Tackle the first leaf with ITDD:
Tackle the second leaf with ITDD:
Then backtrack to the top and remove the mock there:
And finally… remove all non-root tests. They are not needed anymore. It´s just temporary scaffolding while fleshing out the solution. The essential test is the test of the root functional unit.
That´s it. That´s what I mean by Informed TDD.
Technically it´s easy – with a little help of a framework like JustMock or Typemock Isolator (both for .NET).
The benefits of ITDD I´ve come to value are:
- Refactoring is less necessary, since there is a clean design before I start coding.
- Testing of solution aspects does not need to go through the root all the time. That makes it easier on the test cases.
- Test cases are less contrived because they are informed by a solution. This leads to less groping around for the right code.
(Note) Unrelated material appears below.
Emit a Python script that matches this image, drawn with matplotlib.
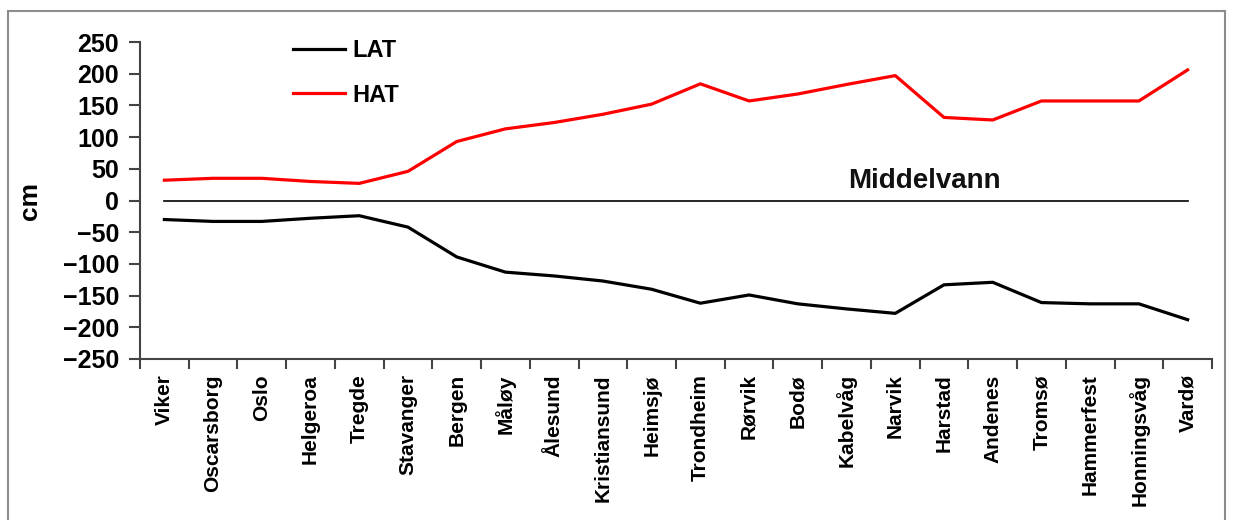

Also I find this process natural compared to other “manufacturing tasks”. I you build a table from wood or repair your kitchen sink you mess around and clean up. The surrounding of the “work item” loses and regains order. That´s what´s happening with ITDD too. Tests are written, mocks are created (mess) – and later discarded (clean up). I don´t need to be careful with my tests or at least not with all the tests. Some tests have a long lifetime: acceptance tests. But others are just temporary.
I hope this helped to clarify how I think TDD can be enhanced by a little explicit thinking before coding.